2. The typo that would have never been noticed if it wasn’t for the Oscars.
Go check the comment section of any article on the internet, we can guarantee you that there is about a 40% chance that there will be at least one comment pointing out either a factual inaccuracy or a spelling/grammar mistake somewhere it its comment section. If you think that this is a recent trend, you’re right, which still hasn’t stopped it reaching into the past to correct the mistakes of people who died before we were all born. Just ask the author of the New York Times article that was trolled for spelling mistakes 161 years after it was published. According to this article, the paper corrected a typo noticed by an eagle-eyed reader viewing their archives that misspelled the name of the Solomon Northup, the author of the book “12 years a slave.”

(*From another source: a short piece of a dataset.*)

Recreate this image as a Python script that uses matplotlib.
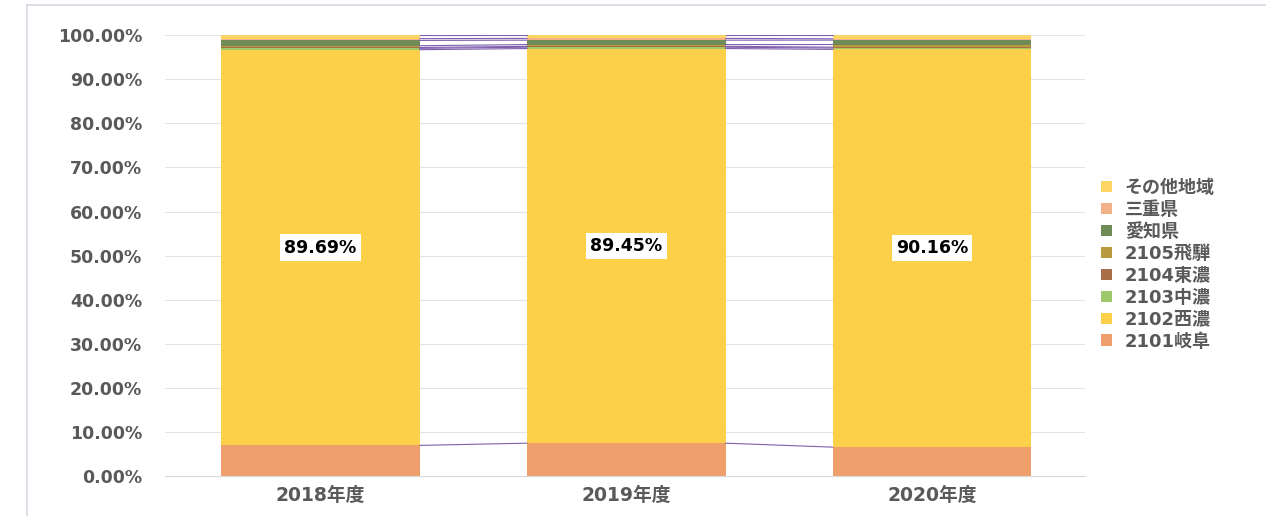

The NYT mistakenly identified Northup as both “Northrop” and “Northrup” throughout the 1853 article, a mistake they apologized for a cool 16 decades later (something we want you to keep in mind if you notice a mistake in this piece).
1. A bunch of cities in the States are misspellings of way cooler names.
It’s a crying shame how few cities have awesome names these days, but we guess it’s fair that not everyone can live in Sparta or Batman. If they did, it’d be impossible to send letters because postboxes would keep catching fire. As you can see from this article, a lot of cities in America used to have cool names until an idiot somewhere along the line misspelled it. For example, Novi in Michigan was originally just called No VI, which is very vogue, but people kept thinking the Roman numerals were letters. Similarly, Frankfort, Kentucky was originally just called, Frank’s Ford, after a guy who was stabbed to death in a river bed.
Weirdly, a lot of the cities were renamed purely because settlers didn’t like (or couldn’t spell) the word the Indian Natives used. Hackensack used to be “Ackinchesacky” before the white man arrived and Muncie used to be “Munsee” but no one knew how to spell it so we just guessed and never bothered to check if it was correct. This is a lesson for everyone reading this: if something is too difficult, just do it your own way and hope it catches on.